– Как вам вспоминается 22 июня 41-го?
– Я помню этот день до полудня, до выступления по радио Молотова. Обычный день семнадцатилетнего москвича, только что окончившего школу, озабоченного тем, что делать дальше. Но то, что произошло незадолго до этого часа и после него, врезалось в память на всю жизнь.
За два дня до этого у нас, десятиклассников 437-й школы Сталинского района Москвы – это в Измайлове – был выпускной вечер, на котором иные из нас – и девушки и ребята – впервые осушили бокалы вина, ну, может быть, как я, второй раз после встречи Нового 1941 года. И много было смеха, шуток, порхания и перепархивания многозначительных взглядов…
А 22-го мы с моим одноклассником Борисом Федоровым утром куда-то ходили. И вот возвращались домой, а двор наш издавна, видимо, еще с дореволюционной поры, со времени бесчисленных балканских войн именовался Балканом. Видимо, потому что там нередко случались драки с ребятами соседнего двора, который назывался Старым. «Парень с Балкана» – это имело особый смысл.
В нашем дворе в стоявшем как бы на полуострове, омываемом речушкой Серебрянкой, доме №15 на втором этаже жила наша ровесница Сима Ионова. До шестого класса она училась с нами в одной школе в параллельном классе. Школу по цвету её кирпичной кладки называли Красной в отличие от Белой, начальной, еще земской четырехклассной школы, действительно белой. Но с шестого класса Сима почему-то оказалась в другой, кажется, в 445-й школе, находившейся тоже на Первомайской улице в новом поселке Измайлове недалеко от нашей.

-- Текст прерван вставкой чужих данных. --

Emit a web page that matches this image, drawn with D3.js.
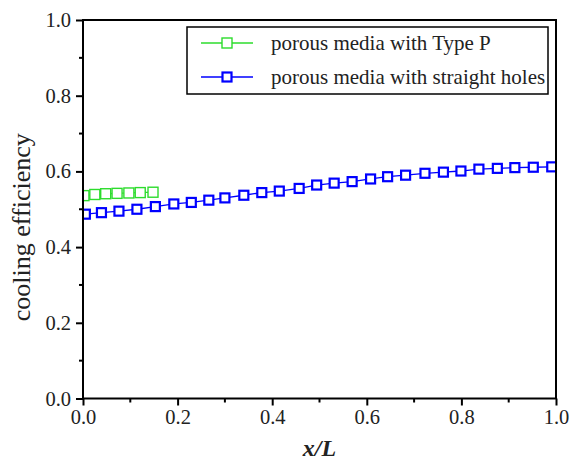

И вот мы с Борисом почему-то решили зайти к Симе, хотя я никогда у нее не был и не мог вообразить себя в этом святилище, ибо пора признаться, что с пятого класса я был пламенно, тайно и безответно влюблен в Симу. Какая девушка была!.. Первая осознанная любовь… Каждая случайная встреча – как встречи Петрарки с Лаурой. До сих пор помню и вижу ей бардовое пальто. Одноклассники почему-то знали мою тайну и подшучивали надо мной. С фронта я иногда писал ей, она отвечала, но когда я вернулся, она уже окончила медицинский институт и была не Ионовой, а Бутюгиной. Знал я этого Бутюгина. В селе Измайлове на Никитинской улице напротив Хабаринских ворот стоял их самый богатый в селе дом…А последний раз я встретил Серафиму на нашем же дворе по дороге к трамваю, который ходил по Первомайской. Она была озабочена поступлением сына в институт.
Есть у Симона Чиковани стихи в переводе Николая Тихонова:
Мы прекраснейшим только то зовем,
Что созревшей силой отмечено –
Виноград стеной или река весной,
Или нив налив, или женщина.
Это о Серафиме в ту пору. Береника на высоких каблуках…
И вот 22 июня минут за двадцать до двенадцати мы поднялись на второй этаж дома №15, постучали или позвонили в правую дверь на лестнице в углу, и Симочка вышла. Она почему-то не позвала нас в комнату, мы стояли на пороге и о чем-то говорили. О чем? Скорей всего, что теперь делать, куда поступать. Она ведь тоже окончила школу… Вдруг из глубины квартиры мы услышали радио: «Товарищи, через несколько минут будет передано важное правительственное сообщение!» И сразу мысль: война!
– Вы ждали войну или она оказалась полной неожиданностью?
– Как сказать… И да и нет. Мы уже давно жили, как пели в песнях того времени:
Тучи над городом встали.
В воздухе пахнет грозой…
Если завтра война, если враг нападет,
Если грозное время настанет,
Как один человек весь советский народ
За любимую родину встанет…
Так и произошло 22 июня сорок первого.
Для многих, и для меня в том числе, первым тревожным знаком был ещё день 5 мая 41 года, когда Сталина назначили главой правительства. В самом деле, он же всю жизнь был Генеральным секретарем ЦК, и ему уже перевалило за шестьдесят, и к Молотову, который был главой правительства, нет никаких претензий, он стал первым заместителем, – и вдруг! В чем же дело, почему? Естественно, приходила мысль, что возрастает угроза войны, и в связи с этим во главе не только партии, но и правительства дожжен быть именно Сталин. А уж знаменитое «Сообщение ТАСС» 14 июня 41 года, в котором рисовалась благостная картина советско-германских отношений, воспринималась просто как знак беды. И смешны мне разговоры о том, что это чисто разведывательное сообщение дезориентировало народ, сбило с толку военных… И несмотря на тревогу, все-таки… Ведь в плохое, в несчастье верится с трудом.